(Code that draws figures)
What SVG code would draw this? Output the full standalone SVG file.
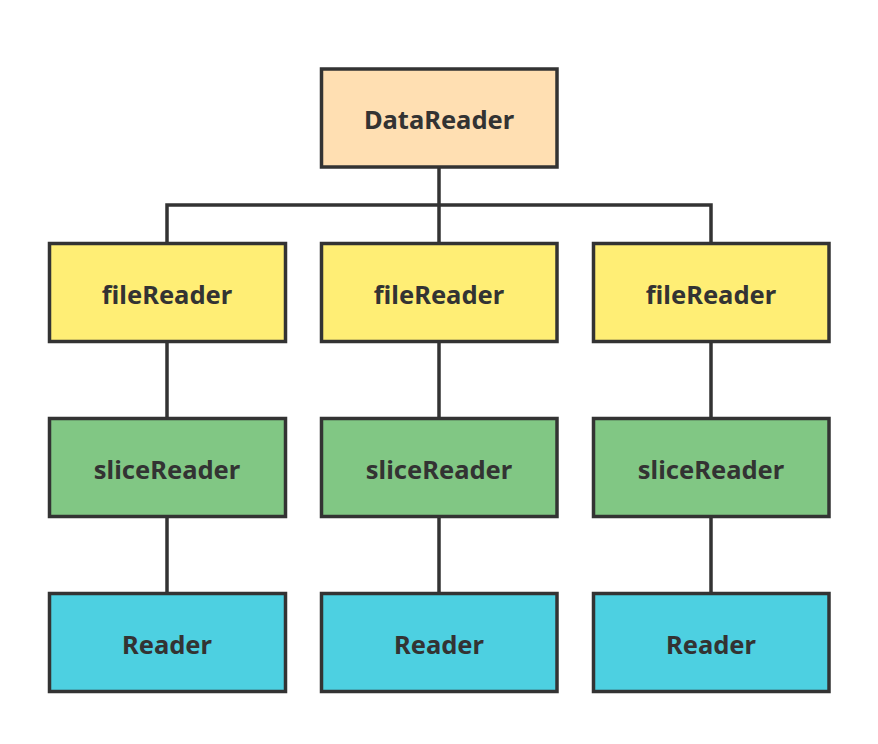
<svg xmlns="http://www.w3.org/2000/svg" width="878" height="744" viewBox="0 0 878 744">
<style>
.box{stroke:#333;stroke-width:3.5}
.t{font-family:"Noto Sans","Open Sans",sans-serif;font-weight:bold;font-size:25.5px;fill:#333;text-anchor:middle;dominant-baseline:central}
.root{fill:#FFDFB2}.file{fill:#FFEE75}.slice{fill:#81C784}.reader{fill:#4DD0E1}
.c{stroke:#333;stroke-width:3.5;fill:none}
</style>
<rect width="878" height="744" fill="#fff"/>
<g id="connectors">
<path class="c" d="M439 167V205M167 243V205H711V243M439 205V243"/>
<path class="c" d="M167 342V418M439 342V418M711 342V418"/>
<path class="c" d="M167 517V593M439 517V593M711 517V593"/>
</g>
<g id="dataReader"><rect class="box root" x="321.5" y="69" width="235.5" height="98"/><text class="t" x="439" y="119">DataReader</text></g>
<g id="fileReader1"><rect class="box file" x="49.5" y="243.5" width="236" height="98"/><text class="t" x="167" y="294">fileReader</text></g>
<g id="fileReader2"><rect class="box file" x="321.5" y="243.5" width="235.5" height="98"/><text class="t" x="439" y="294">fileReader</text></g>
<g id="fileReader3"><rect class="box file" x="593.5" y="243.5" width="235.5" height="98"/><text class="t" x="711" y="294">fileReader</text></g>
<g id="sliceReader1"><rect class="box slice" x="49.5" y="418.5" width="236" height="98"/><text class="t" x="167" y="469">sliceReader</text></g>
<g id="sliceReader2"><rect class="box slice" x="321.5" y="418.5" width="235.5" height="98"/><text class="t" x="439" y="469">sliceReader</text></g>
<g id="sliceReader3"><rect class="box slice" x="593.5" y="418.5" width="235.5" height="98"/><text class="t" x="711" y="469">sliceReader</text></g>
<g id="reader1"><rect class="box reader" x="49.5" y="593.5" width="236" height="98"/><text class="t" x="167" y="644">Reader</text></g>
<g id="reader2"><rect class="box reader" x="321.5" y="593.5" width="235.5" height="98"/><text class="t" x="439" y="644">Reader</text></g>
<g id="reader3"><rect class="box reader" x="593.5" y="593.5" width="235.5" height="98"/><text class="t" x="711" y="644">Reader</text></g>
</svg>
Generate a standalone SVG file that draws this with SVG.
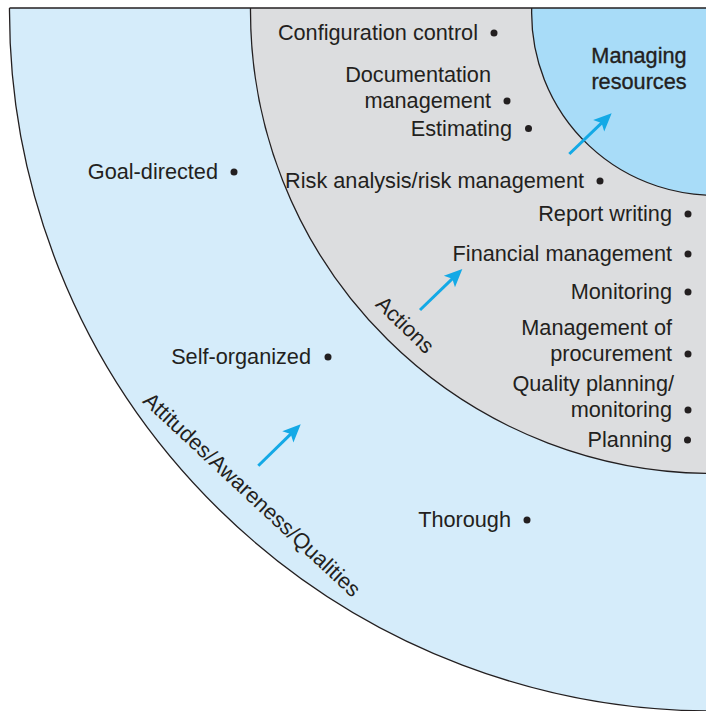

- Exercise objective -
Leave out all pictures, then copy the remaining material exactly.

- Final result -
What SVG code would draw this? Output the full standalone SVG file.
<svg xmlns="http://www.w3.org/2000/svg" width="878" height="744" viewBox="0 0 878 744">
<style>
.box{stroke:#333;stroke-width:3.5}
.t{font-family:"Noto Sans","Open Sans",sans-serif;font-weight:bold;font-size:25.5px;fill:#333;text-anchor:middle;dominant-baseline:central}
.root{fill:#FFDFB2}.file{fill:#FFEE75}.slice{fill:#81C784}.reader{fill:#4DD0E1}
.c{stroke:#333;stroke-width:3.5;fill:none}
</style>
<rect width="878" height="744" fill="#fff"/>
<g id="connectors">
<path class="c" d="M439 167V205M167 243V205H711V243M439 205V243"/>
<path class="c" d="M167 342V418M439 342V418M711 342V418"/>
<path class="c" d="M167 517V593M439 517V593M711 517V593"/>
</g>
<g id="dataReader"><rect class="box root" x="321.5" y="69" width="235.5" height="98"/><text class="t" x="439" y="119">DataReader</text></g>
<g id="fileReader1"><rect class="box file" x="49.5" y="243.5" width="236" height="98"/><text class="t" x="167" y="294">fileReader</text></g>
<g id="fileReader2"><rect class="box file" x="321.5" y="243.5" width="235.5" height="98"/><text class="t" x="439" y="294">fileReader</text></g>
<g id="fileReader3"><rect class="box file" x="593.5" y="243.5" width="235.5" height="98"/><text class="t" x="711" y="294">fileReader</text></g>
<g id="sliceReader1"><rect class="box slice" x="49.5" y="418.5" width="236" height="98"/><text class="t" x="167" y="469">sliceReader</text></g>
<g id="sliceReader2"><rect class="box slice" x="321.5" y="418.5" width="235.5" height="98"/><text class="t" x="439" y="469">sliceReader</text></g>
<g id="sliceReader3"><rect class="box slice" x="593.5" y="418.5" width="235.5" height="98"/><text class="t" x="711" y="469">sliceReader</text></g>
<g id="reader1"><rect class="box reader" x="49.5" y="593.5" width="236" height="98"/><text class="t" x="167" y="644">Reader</text></g>
<g id="reader2"><rect class="box reader" x="321.5" y="593.5" width="235.5" height="98"/><text class="t" x="439" y="644">Reader</text></g>
<g id="reader3"><rect class="box reader" x="593.5" y="593.5" width="235.5" height="98"/><text class="t" x="711" y="644">Reader</text></g>
</svg>
Generate a standalone SVG file that draws this with SVG.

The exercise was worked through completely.